Written by Seth Walsh-Blackmore and Clay Smith
This database review of pediatric head trauma patients who had a head CT identified GCS 3-8 as an exam finding associated with intracranial hemorrhage (ICH); age, gender, and GCS were also associated with facial or skull fracture. It also found significant imaging results may exist in PECARN-negative patients.
Why does this matter?
Pediatric traumatic brain injury (TBI) is medically and legally risky. This is why decision tools help providers avoid unnecessary CT imaging, with PECARN being the best recognized. What are the risk factors for ICH and fracture in children, and how well are EPs doing at following PECARN when they order CT?
Double down on the donut?
This was a teleradiology database review of a radiology group partnered with 91 hospitals in France. Providers completed a checklist of PECARN-derived variables to order head CTs at these sites. The authors built a multivariate regression model to determine the association of both clinical as well as radiographic findings with ICH and fracture (skull and facial).
5,146 pediatric head trauma cases were included, with 600 randomly selected to apply the French ED decision algorithm (based on PECARN) from the order template data.
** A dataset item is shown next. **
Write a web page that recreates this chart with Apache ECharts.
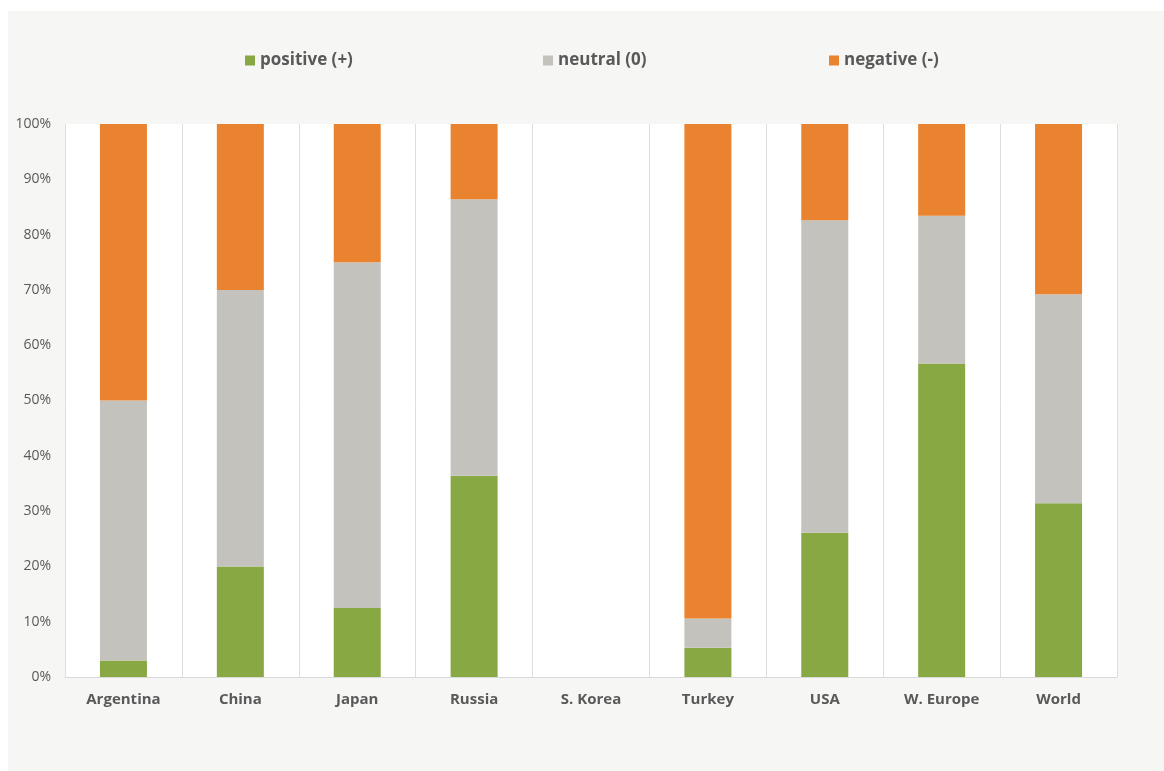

Clinical features associated with fracture were age, gender, and GCS. Boys had greater odds of fracture than girls (OR 1.48, 95%CI 1.17-1.88); odds of facial fracture increased with older age, and odds of skull fracture increased with decreasing age. GCS 13-14 (1.80, 1.32-1.41) was associated with fracture. GCS <13 showed no statistically significant association with fracture. Extracranial hematoma on CT was strongly associated with fracture (26.60,19.06-37.68).
The only clinical feature associated with ICH was GCS ≤8 (5.83, 1.97-14.60). Imaging findings associated with ICH were extracranial hematoma on CT (2.54,1.59-4.02), skull base fracture (9.32, 5.03-16.97), upper c-spine fracture (19.2, 1.79-143.59), and skull vault fracture (35.6, 24.04-53.83). GCS data were missing for 1,503 patients. In the absence of extracranial hematoma and fracture on CT, the odds of ICH dropped drastically (0.034, 0.026-0.045).
When retrospectively applying the PECARN-based decision algorithm (shown below) to the sub-cohort of 600, only 193 (32.8%) met the criteria for immediate CT, and 226 (38.4%) theoretically should have been discharged without observation or CT. If these 226 had been discharged without CT, 11 (4.9%) would have left with an ICH and 29 (11.2%) with a fracture. Remember, PECARN was developed for clinical important TBI outcomes, not CT findings. Regardless, this reminds us decision tools are a guide but not a replacement for a provider’s judgment.
Decision algorithms used in French emergency departments for performing head computed tomography (HCT) in children: (from article supplement)
Risk Factors Associated with Traumatic Brain Injury and Implementation of Guidelines for Requesting Computed Tomography After Head Trauma Among Children in France. JAMA Netw Open. 2023 May 1;6(5):e2311092. doi: 10.1001/jamanetworkopen.2023.11092.